Jupyter notebooks for lectures are available on github (https://github.com/randalburns/pplectures2021). It is encouraged that you clone this repo, pull before each lecture and run.


  • Project 1: OpenMP Filter
  • Homework 1.5: All Possible Regressions in Python (due October 1, 2021 5:00 pm EDT)
    • complete the notebook in pplectures2021/homework/HW1.5.ipynb
    • in this way you will have the dataset and the environment
  • Project 2: Java BlockingQueue (due October 15, 2021 5:00 pm EDT)
  • Project 3: dask notebooks (due November 2, 2021 5:00 pm EDT )
  • Project 4: k-means in Spark
  • Project 5: Ray Deadlock (due December 6, 2021 5:00 pm EDT)
    • submissions may be turned in as late as December 8, 2021, 5:00 pm with no late penalty


  • Due October 22, 5 pm EDT. PDF.
    • Midterm is an open-Internet, take home exam. It will be distributed on Wednesday October 20, 2021 at 5:30 pm.
    • Any updates, errata, corrections will be placed on this Webpage. I will notify of changes on Piazza.


  • Final Exam has been released as of December 13, 2021 2:00pm.
    • DUE Tuesday Decmeber 21, 2021 11:59 am.
    • Early submissions are strongly encouraged

Late Hours

A total of 48 late hours are permitted per semester to use as needed for projects. Late hours will be rounded up to the nearest hour, e.g. a project submitted 2.5 hours late will count as using 3 late hours.

Course Schedule

(30 August) Introduction to Parallel Programming

Syllabus review. Academic ethics. Parallelism in modern computer architectures. Performance beyond computational complexity. An introduction to course tools for lectures and homework: conda/python/github/jupyter.

  • Reading:
    • Mattson, Patterns for Parallel Programming, Chapter 1.

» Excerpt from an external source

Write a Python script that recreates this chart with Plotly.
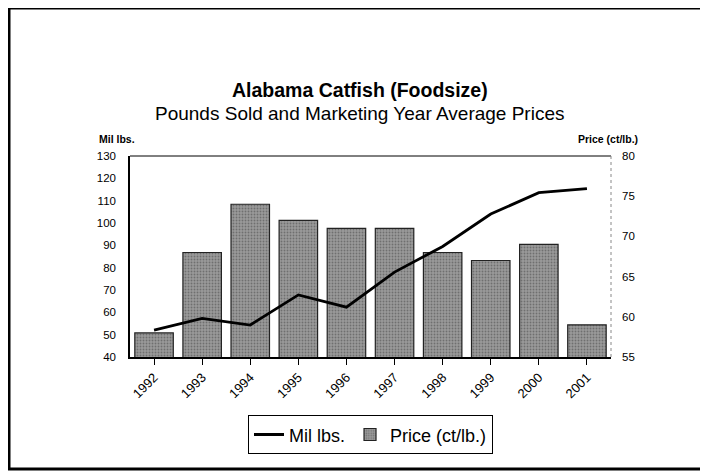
import plotly.graph_objects as go

# Data
years = ["1992", "1993", "1994", "1995", "1996", "1997", "1998", "1999", "2000", "2001"]
mil_lbs = [52, 57.3, 54.3, 67.8, 62.3, 78, 89.5, 104, 113.6, 115.4]
price = [58, 68, 74, 72, 71, 71, 68, 67, 69, 59]

font_family = "Liberation Sans, Arial, sans-serif"

fig = go.Figure()

# Line for pounds sold (left axis, drawn on top of the bars)
fig.add_trace(go.Scatter(
    x=years,
    y=mil_lbs,
    name="Mil lbs.",
    mode="lines",
    line=dict(color="black", width=2.8),
    yaxis="y2"
))

# Bars for price (right axis)
fig.add_trace(go.Bar(
    x=years,
    y=price,
    name="Price (ct/lb.)",
    width=0.8,
    marker=dict(
        color="#9a9a9a",
        line=dict(color="#222222", width=1.2),
        pattern=dict(shape=".", fgcolor="#444444", size=3, solidity=0.3)
    ),
    yaxis="y"
))

# The page body adds an 8px margin, so the figure is 8px smaller
fig.update_layout(
    width=700,
    height=463,
    margin=dict(l=122, r=97, t=148, b=114),
    paper_bgcolor="white",
    plot_bgcolor="white",
    font=dict(family=font_family, color="black", size=11),
    xaxis=dict(
        type="category",
        tickangle=-45,
        ticks="outside",
        ticklen=6,
        tickcolor="black",
        showline=True,
        linecolor="black",
        linewidth=1.5,
        tickfont=dict(size=13),
        showgrid=False
    ),
    yaxis=dict(
        side="right",
        range=[55, 80],
        dtick=5,
        showgrid=False,
        zeroline=False,
        ticks="",
        tickfont=dict(size=11.5),
        ticklabelstandoff=10
    ),
    yaxis2=dict(
        side="left",
        overlaying="y",
        range=[40, 130],
        dtick=10,
        showgrid=False,
        zeroline=False,
        showline=True,
        linecolor="black",
        linewidth=1.5,
        ticks="",
        tickfont=dict(size=11.5),
        ticklabelstandoff=10
    ),
    legend=dict(
        orientation="h",
        x=0.5,
        xanchor="center",
        y=-0.29,
        yanchor="top",
        bordercolor="black",
        borderwidth=1,
        font=dict(size=18),
        itemwidth=30
    ),
    showlegend=True
)

# Title and subtitle
fig.add_annotation(text="<b>Alabama Catfish (Foodsize)</b>", xref="paper", yref="paper",
                   x=0.478, y=(357 - 77) / 201, showarrow=False, font=dict(size=19.5))
fig.add_annotation(text="Pounds Sold and Marketing Year Average Prices", xref="paper", yref="paper",
                   x=0.478, y=(357 - 101) / 201, showarrow=False, font=dict(size=19))

# Axis titles
fig.add_annotation(text="<b>Mil lbs.</b>", xref="paper", yref="paper",
                   x=(97 - 130) / 481, y=(357 - 131) / 201, xanchor="left",
                   showarrow=False, font=dict(size=10.5))
fig.add_annotation(text="<b>Price (ct/lb.)</b>", xref="paper", yref="paper",
                   x=(640 - 130) / 481, y=(357 - 131) / 201, xanchor="right",
                   showarrow=False, font=dict(size=10.5))

# Plot area top border and right dotted border
fig.add_shape(type="line", xref="paper", yref="paper", x0=0, x1=1, y0=1, y1=1,
              line=dict(color="black", width=1))
fig.add_shape(type="line", xref="paper", yref="paper", x0=1, x1=1, y0=0, y1=1,
              line=dict(color="#888888", width=1, dash="dot"))

# Outer frame around the whole chart
fig.add_shape(type="rect", xref="paper", yref="paper",
              x0=(9 - 130) / 481, x1=(705 - 130) / 481,
              y0=(357 - 469) / 201, y1=(357 - 8) / 201,
              line=dict(color="black", width=3))

fig.write_html("out.html")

(30 August) A First Parallel Program

Parallelization with joblib in Python. The Global Interpreter Lock. Python packages for data science. Performance timing.

  • Reading:
    • Matloff, Parallel Computing for Data Science, Chapter 1.

(6 September) Amdahl’s Law, Strong Scaling, and Parallel Efficiency

Amdahl’s law is the fundamental principle behind strong scaling in parallel computing. Strong scaling is the process of solving a problem of the fixed size faster with parallel resources.

  • Reading:
    • Mattson, Patterns for Parallel Programming, Ch. 2.4-2.6

(8 September) OpenMP

Lecture 4: An introduction to parallelizing serial programs based on compiler directives. Also serial equivalence, and loop parallel constructs.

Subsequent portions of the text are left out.